[TASK REQUIREMENTS] Reproduce nothing but the lines from the start of the material through the line that includes "tick_lbl = ['0', '', '', '', '', '', 'L']", both ends included, and omit every picture.
# # # # # # #
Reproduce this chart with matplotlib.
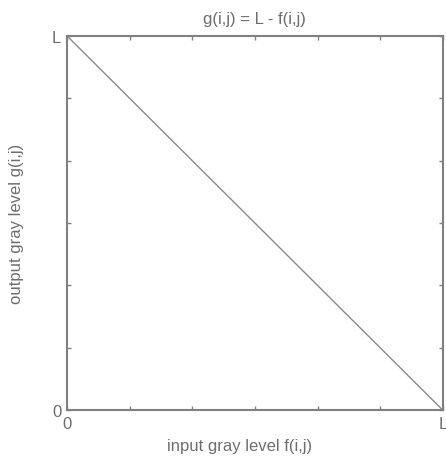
import numpy as np
import matplotlib
matplotlib.use('Agg')
import matplotlib.pyplot as plt

# negative transform: output = L - input
gray_in  = [0.0, 1.0]
gray_out = [1.0, 0.0]
tick_pos = np.linspace(0, 1, 7)
tick_lbl = ['0', '', '', '', '', '', 'L']

gray = '#6e6e6e'
plt.rcParams['font.family'] = ['Liberation Sans', 'DejaVu Sans']

fig, ax = plt.subplots(1, 1, figsize=(4.46, 4.60), dpi=100)
fig.subplots_adjust(left=0.150, right=0.993, top=0.920, bottom=0.106)
ax.plot(gray_in, gray_out, '-', color='#8a8a8a', lw=1.0)
ax.set_xlim(0, 1)
ax.set_ylim(0, 1)
ax.set_xticks(tick_pos)
ax.set_yticks(tick_pos)
ax.set_xticklabels(tick_lbl)
ax.set_yticklabels(tick_lbl)
ax.tick_params(direction='in', length=3, width=1, colors='#808080', labelcolor=gray,
               labelsize=12, top=True, right=True, pad=4)
for s in ax.spines.values():
    s.set_color('#808080')
    s.set_linewidth(1.5)
ax.set_title('g(i,j) = L - f(i,j)', fontsize=12, color=gray, pad=9)
ax.set_xlabel('input gray level f(i,j)', fontsize=12, color=gray, labelpad=8)
ax.xaxis.set_label_coords(0.46, -0.075)
ax.set_ylabel('output gray level g(i,j)', fontsize=12, color=gray, labelpad=20)
fig.savefig('out.png', dpi=100)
# # # # # # #
[THE RESULT]
Reproduce this chart with matplotlib.
import numpy as np
import matplotlib
matplotlib.use('Agg')
import matplotlib.pyplot as plt

# negative transform: output = L - input
gray_in  = [0.0, 1.0]
gray_out = [1.0, 0.0]
tick_pos = np.linspace(0, 1, 7)
tick_lbl = ['0', '', '', '', '', '', 'L']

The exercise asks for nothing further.